Nation-World Briefly

Shuttle launch on hold until at least Jan. 24, NASA says

CAPE CANAVERAL, Fla. — NASA on Thursday delayed the flight of space shuttle Atlantis until late January or, more likely, February to replace a suspect connector in the fuel tank. The connector is believed to be responsible for back-to-back launch postponements last month. A program manager said the mission to the international space station is off until at least Jan. 24. “Everything has to go exactly right for us to make the 24th,” he said.

Arkansas: Bus driver charged in fatal wreck

A bus driver involved in a crash that killed four people and injured more than 20 has been charged with four felony counts of negligent homicide after tests showed he had amphetamines in his system, a prosecutor said Thursday. Felix Tapia, 28, of Brownsville, Texas, posted a $50,000 bond after a brief court hearing, a prosecutor in Little Rock said. Tapia could face up to 10 years in prison on each count if convicted, he said.

Hawaii: $2.5 million discrimination award

The world’s largest military contractor will pay a record $2.5 million to a former avionics electrician who claims he was called the N-word, threatened with death and laid off after he reported racism at Lockheed Martin Corp. The settlement between Lockheed and Charles Daniels, filed in U.S. District Court on Wednesday, was the largest settlement with an individual in a racial discrimination case handled by the federal Equal Employment Opportunity Commission. Daniels said he was targeted on nearly a daily basis by co-workers while working in South Carolina, Florida, Washington and Hawaii from 1999 to 2001.

New York: Window washer’s amazing survival

Doctors say they have never seen anything like it: A window washer who fell 47 stories from the roof of a Manhattan skyscraper is now awake, talking to his family and expected to walk again. Alcides Moreno, 37, plummeted almost 500 feet in a Dec. 7 scaffolding collapse that killed his brother. Somehow, Moreno lived, and doctors at New York-Presbyterian Hospital/Weill Cornell Medical Center announced Thursday that his recovery has been astonishing.
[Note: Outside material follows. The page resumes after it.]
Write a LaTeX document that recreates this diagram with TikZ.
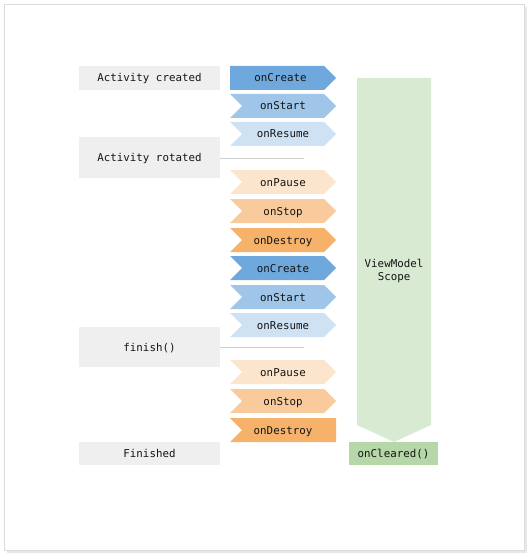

Weapons cache triggers arrest

Police arrested a man after they found a gigantic cache of weaponry in his home and car that included 20,000 rounds of ammunition. Suwei ­Chuang, 36, was arrested Wednesday on charges of criminal weapons possession. Police in New York City said the weapons included an AR-15 assault rifle with 18 loaded magazines and a Belgium-made machine gun, along with 40 large combat knives. Some of the ammo was the armor-piercing variety. He also had four bulletproof vests and a half-dozen police-style radios.

Turkey: Smoking ban extended

Parliament approved a law Thursday extending a smoking ban in this tobacco-growing nation to all bars, restaurants and coffeehouses by mid-2009. The new law will prohibit smoking in all enclosed public areas next year. Turkey already bans smoking on buses, airplanes and large offices, and within four months, it will be prohibited in taxis, ferries, trains and some open-air locations such as stadiums and playgrounds.

South Africa: Lions eat worker

A group of lions devoured a man at the game lodge where he worked, police said Thursday. Samuel Boosen was attacked Tuesday after he entered an enclosure where eight or nine lions were being kept, superintendent Lesego Metsi said. “Only his spine and skull remained,” Metsi said. Boosen, 36, had been working at the lodge for about four years, Metsi said.

Switzerland: One dies in chairlift failure

A chair-lift accident near the Swiss ski resort of Grindelwald killed one person and injured several others Thursday. It wasn’t immediately certain what caused several chairs carrying skiers to fall to the ground. But the official in charge of the investigation said a cable appeared to have jumped off a guide wheel at one of the chair lift’s support towers, which rise up to 46 feet from the slopes.